**Problem to solve**
Leave out the pictures, and write out exactly the lines from the beginning of the material to the line holding "1.0, 1.1, 1.17]", that line included, and nothing else.
## start Source material
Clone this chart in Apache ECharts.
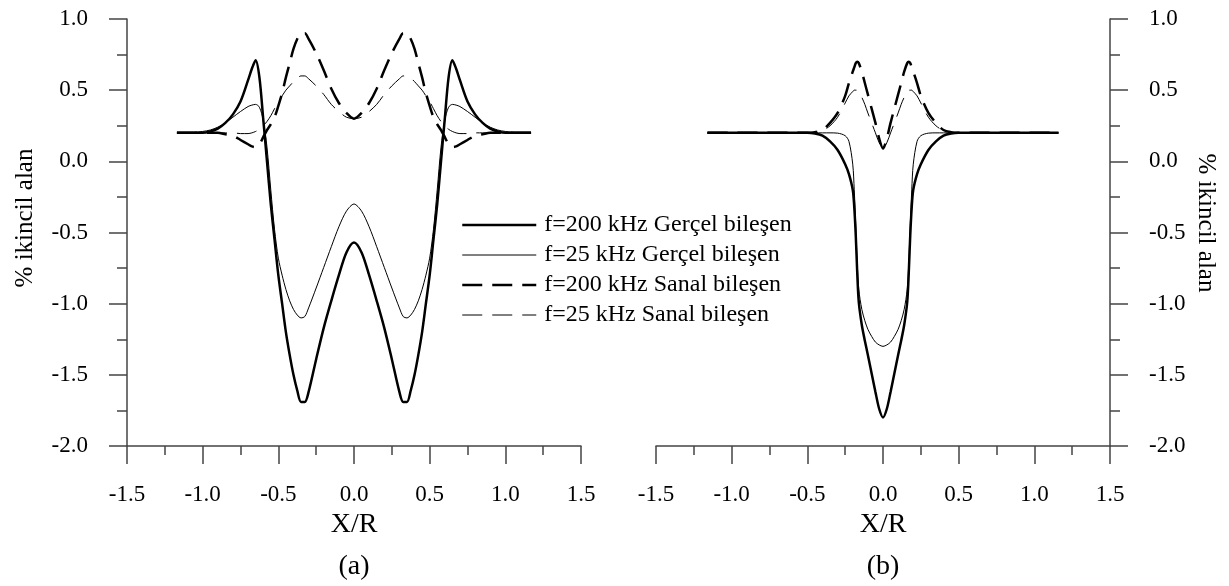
<!DOCTYPE html>
<html>
<head>
<meta charset="utf-8">
<script src="https://cdn.jsdelivr.net/npm/echarts@6/dist/echarts.min.js"></script>
<style>
  html, body { margin: 0; padding: 0; background: #fff; }
  #chart { width: 1229px; height: 586px; }
</style>
</head>
<body>
<div id="chart"></div>
<script>
// panel (a) x positions
const xa = [-1.17, -1.1, -1.0, -0.95, -0.9, -0.85, -0.8, -0.75, -0.7, -0.675, -0.65, -0.625, -0.6, -0.575, -0.55, -0.525, -0.5, -0.475, -0.45, -0.425, -0.4, -0.375, -0.35, -0.325, -0.3, -0.25, -0.2, -0.15, -0.1, -0.05,
  0,
  0.05, 0.1, 0.15, 0.2, 0.25, 0.3, 0.325, 0.35, 0.375, 0.4, 0.425, 0.45, 0.475, 0.5, 0.525, 0.55, 0.575, 0.6, 0.625, 0.65, 0.675, 0.7, 0.75, 0.8, 0.85, 0.9, 0.95, 1.0, 1.1, 1.17]

const real200a = [0.2, 0.2, 0.2, 0.21, 0.23, 0.27, 0.33, 0.42, 0.57, 0.65, 0.71, 0.59, 0.3, 0.0, -0.3, -0.55, -0.8, -1.0, -1.2, -1.36, -1.5, -1.61, -1.69, -1.69, -1.62, -1.39, -1.17, -0.98, -0.8, -0.64,
  -0.57,
  -0.64, -0.8, -0.98, -1.17, -1.39, -1.62, -1.69, -1.69, -1.61, -1.5, -1.36, -1.2, -1.0, -0.8, -0.55, -0.3, 0.0, 0.3, 0.59, 0.71, 0.65, 0.57, 0.42, 0.33, 0.27, 0.23, 0.21, 0.2, 0.2, 0.2]

const real25a = [0.2, 0.2, 0.21, 0.22, 0.24, 0.27, 0.31, 0.35, 0.385, 0.395, 0.4, 0.38, 0.29, 0.1, -0.2, -0.48, -0.68, -0.8, -0.9, -0.98, -1.04, -1.08, -1.1, -1.09, -1.03, -0.89, -0.745, -0.6, -0.46, -0.35,
  -0.3,
  -0.35, -0.46, -0.6, -0.745, -0.89, -1.03, -1.09, -1.1, -1.08, -1.04, -0.98, -0.9, -0.8, -0.68, -0.48, -0.2, 0.1, 0.29, 0.38, 0.4, 0.395, 0.385, 0.35, 0.31, 0.27, 0.24, 0.22, 0.21, 0.2, 0.2]

const imag200a = [0.2, 0.2, 0.2, 0.2, 0.2, 0.19, 0.18, 0.15, 0.12, 0.105, 0.1, 0.12, 0.17, 0.22, 0.26, 0.31, 0.39, 0.48, 0.59, 0.69, 0.79, 0.86, 0.9, 0.9, 0.86, 0.76, 0.64, 0.51, 0.41, 0.34,
  0.3,
  0.34, 0.41, 0.51, 0.64, 0.76, 0.86, 0.9, 0.9, 0.86, 0.79, 0.69, 0.59, 0.48, 0.39, 0.31, 0.26, 0.22, 0.17, 0.12, 0.1, 0.105, 0.12, 0.15, 0.18, 0.19, 0.2, 0.2, 0.2, 0.2, 0.2]

const imag25a = [0.2, 0.2, 0.2, 0.2, 0.2, 0.2, 0.2, 0.195, 0.195, 0.2, 0.21, 0.225, 0.25, 0.28, 0.32, 0.37, 0.42, 0.46, 0.5, 0.53, 0.56, 0.585, 0.6, 0.6, 0.58, 0.53, 0.47, 0.4, 0.35, 0.31,
  0.3,
  0.31, 0.35, 0.4, 0.47, 0.53, 0.58, 0.6, 0.6, 0.585, 0.56, 0.53, 0.5, 0.46, 0.42, 0.37, 0.32, 0.28, 0.25, 0.225, 0.21, 0.2, 0.195, 0.195, 0.2, 0.2, 0.2, 0.2, 0.2, 0.2, 0.2]

// panel (b) x positions
const xb = [-1.16, -1.0, -0.8, -0.6, -0.5, -0.45, -0.4, -0.35, -0.3, -0.25, -0.225, -0.2, -0.19, -0.18, -0.17, -0.16, -0.14, -0.12, -0.1, -0.075, -0.05, -0.025,
  0,
  0.025, 0.05, 0.075, 0.1, 0.12, 0.14, 0.16, 0.17, 0.18, 0.19, 0.2, 0.225, 0.25, 0.3, 0.35, 0.4, 0.45, 0.5, 0.6, 0.8, 1.0, 1.16]

const real200b = [0.2, 0.2, 0.2, 0.2, 0.2, 0.195, 0.18, 0.14, 0.08, -0.02, -0.09, -0.2, -0.32, -0.52, -0.79, -0.99, -1.15, -1.26, -1.36, -1.49, -1.62, -1.74,
  -1.8,
  -1.74, -1.62, -1.49, -1.36, -1.26, -1.15, -0.99, -0.79, -0.52, -0.32, -0.2, -0.09, -0.02, 0.08, 0.14, 0.18, 0.195, 0.2, 0.2, 0.2, 0.2, 0.2]

const real25b = [0.2, 0.2, 0.2, 0.2, 0.2, 0.2, 0.2, 0.2, 0.198, 0.18, 0.14, -0.02, -0.2, -0.45, -0.72, -0.9, -1.04, -1.12, -1.18, -1.23, -1.27, -1.29,
  -1.3,
  -1.29, -1.27, -1.23, -1.18, -1.12, -1.04, -0.9, -0.72, -0.45, -0.2, -0.02, 0.14, 0.18, 0.198, 0.2, 0.2, 0.2, 0.2, 0.2, 0.2, 0.2, 0.2]

const imag200b = [0.2, 0.2, 0.2, 0.2, 0.2, 0.205, 0.22, 0.27, 0.34, 0.46, 0.55, 0.63, 0.66, 0.69, 0.7, 0.69, 0.63, 0.55, 0.47, 0.37, 0.27, 0.16,
  0.09,
  0.16, 0.27, 0.37, 0.47, 0.55, 0.63, 0.69, 0.7, 0.69, 0.66, 0.63, 0.55, 0.46, 0.34, 0.27, 0.22, 0.205, 0.2, 0.2, 0.2, 0.2, 0.2]

const imag25b = [0.2, 0.2, 0.2, 0.2, 0.2, 0.2, 0.215, 0.25, 0.31, 0.41, 0.46, 0.49, 0.5, 0.5, 0.5, 0.49, 0.45, 0.4, 0.34, 0.27, 0.2, 0.13,
  0.09,
  0.13, 0.2, 0.27, 0.34, 0.4, 0.45, 0.49, 0.5, 0.5, 0.5, 0.49, 0.46, 0.41, 0.31, 0.25, 0.215, 0.2, 0.2, 0.2, 0.2, 0.2, 0.2]

const seriesNames = ['f=200 kHz Gerçel bileşen', 'f=25 kHz Gerçel bileşen', 'f=200 kHz Sanal bileşen', 'f=25 kHz Sanal bileşen']
const xTicks = [-1.5, 1.5, 0.5]
const yTicks = [-2.0, 1.0, 0.5]
const yTitle = '% ikincil alan'
const xTitle = 'X/R'
const panelLabels = ['(a)', '(b)']

const font = '"Liberation Serif", "Times New Roman", serif'
const axisColor = '#444'
const dash = [20, 10]
// width and dash for the four curve kinds
const styles = [
  { width: 2.5, type: 'solid' },
  { width: 1, type: 'solid' },
  { width: 2.5, type: dash },
  { width: 1, type: dash }
]

const chart = echarts.init(document.getElementById('chart'))

const xAxisFor = (gridIndex) => ({
  type: 'value',
  gridIndex,
  min: xTicks[0],
  max: xTicks[1],
  interval: xTicks[2],
  name: xTitle,
  nameLocation: 'middle',
  nameGap: 60,
  nameTextStyle: { fontFamily: font, fontSize: 28, color: '#000' },
  axisLine: { onZero: false, lineStyle: { color: axisColor, width: 1.5 } },
  axisTick: { inside: false, length: 18, lineStyle: { color: axisColor, width: 1.5 } },
  minorTick: { show: true, splitNumber: 2, length: 9, lineStyle: { color: axisColor, width: 1.5 } },
  axisLabel: { fontFamily: font, fontSize: 23, color: '#000', margin: 37, formatter: (v) => v.toFixed(1) },
  splitLine: { show: false },
  minorSplitLine: { show: false }
})

const yAxisFor = (gridIndex, position) => ({
  type: 'value',
  gridIndex,
  position,
  min: yTicks[0],
  max: yTicks[1],
  interval: yTicks[2],
  axisLine: { show: true, onZero: false, lineStyle: { color: axisColor, width: 1.5 } },
  axisTick: { show: true, inside: false, length: 18, lineStyle: { color: axisColor, width: 1.5 } },
  minorTick: { show: true, splitNumber: 2, length: 10, lineStyle: { color: axisColor, width: 1.5 } },
  axisLabel: { fontFamily: font, fontSize: 23, color: '#000', margin: 39, formatter: (v) => v.toFixed(1) },
  splitLine: { show: false },
  minorSplitLine: { show: false }
})

const panelA = [real200a, real25a, imag200a, imag25a]
const panelB = [real200b, real25b, imag200b, imag25b]

const makeSeries = (xs, values, k, gridIndex) => ({
  name: seriesNames[k],
  type: 'line',
  xAxisIndex: gridIndex,
  yAxisIndex: gridIndex,
  data: xs.map((x, i) => [x, values[i]]),
  symbol: 'none',
  smooth: 0.3,
  silent: true,
  lineStyle: { color: '#000', width: styles[k].width, type: styles[k].type },
  itemStyle: { color: '#000' }
})

const series = []
panelA.forEach((vals, k) => series.push(makeSeries(xa, vals, k, 0)))
panelB.forEach((vals, k) => series.push(makeSeries(xb, vals, k, 1)))

const option = {
  animation: false,
  backgroundColor: '#fff',
  grid: [
    { left: 127, right: 648, top: 19, bottom: 140 },
    { left: 656, right: 119, top: 19, bottom: 140 }
  ],
  xAxis: [xAxisFor(0), xAxisFor(1)],
  yAxis: [yAxisFor(0, 'left'), yAxisFor(1, 'right')],
  legend: {
    orient: 'vertical',
    left: 461,
    top: 213,
    padding: 0,
    itemWidth: 74,
    itemHeight: 14,
    itemGap: 6,
    selectedMode: false,
    itemStyle: { opacity: 0 },
    textStyle: { fontFamily: font, fontSize: 24, color: '#000', padding: [0, 0, 0, 3] },
    data: seriesNames.map((name, k) => ({
      name,
      lineStyle: { width: styles[k].width, type: styles[k].type, color: '#000' }
    }))
  },
  graphic: [
    {
      type: 'text', x: 25, y: 218, rotation: Math.PI / 2,
      style: { text: yTitle, font: '25px ' + font, fill: '#000', align: 'center', verticalAlign: 'middle' }
    },
    {
      type: 'text', x: 1206, y: 223, rotation: -Math.PI / 2,
      style: { text: yTitle, font: '25px ' + font, fill: '#000', align: 'center', verticalAlign: 'middle' }
    },
    {
      type: 'text', x: 354, y: 567,
      style: { text: panelLabels[0], font: '28px ' + font, fill: '#000', align: 'center', verticalAlign: 'middle' }
    },
    {
      type: 'text', x: 883, y: 567,
      style: { text: panelLabels[1], font: '28px ' + font, fill: '#000', align: 'center', verticalAlign: 'middle' }
    }
  ],
  series
}

chart.setOption(option)
</script>
</body>
</html>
## end Source material
**Written response**
Clone this chart in Apache ECharts.
<!DOCTYPE html>
<html>
<head>
<meta charset="utf-8">
<script src="https://cdn.jsdelivr.net/npm/echarts@6/dist/echarts.min.js"></script>
<style>
  html, body { margin: 0; padding: 0; background: #fff; }
  #chart { width: 1229px; height: 586px; }
</style>
</head>
<body>
<div id="chart"></div>
<script>
// panel (a) x positions
const xa = [-1.17, -1.1, -1.0, -0.95, -0.9, -0.85, -0.8, -0.75, -0.7, -0.675, -0.65, -0.625, -0.6, -0.575, -0.55, -0.525, -0.5, -0.475, -0.45, -0.425, -0.4, -0.375, -0.35, -0.325, -0.3, -0.25, -0.2, -0.15, -0.1, -0.05,
  0,
  0.05, 0.1, 0.15, 0.2, 0.25, 0.3, 0.325, 0.35, 0.375, 0.4, 0.425, 0.45, 0.475, 0.5, 0.525, 0.55, 0.575, 0.6, 0.625, 0.65, 0.675, 0.7, 0.75, 0.8, 0.85, 0.9, 0.95, 1.0, 1.1, 1.17]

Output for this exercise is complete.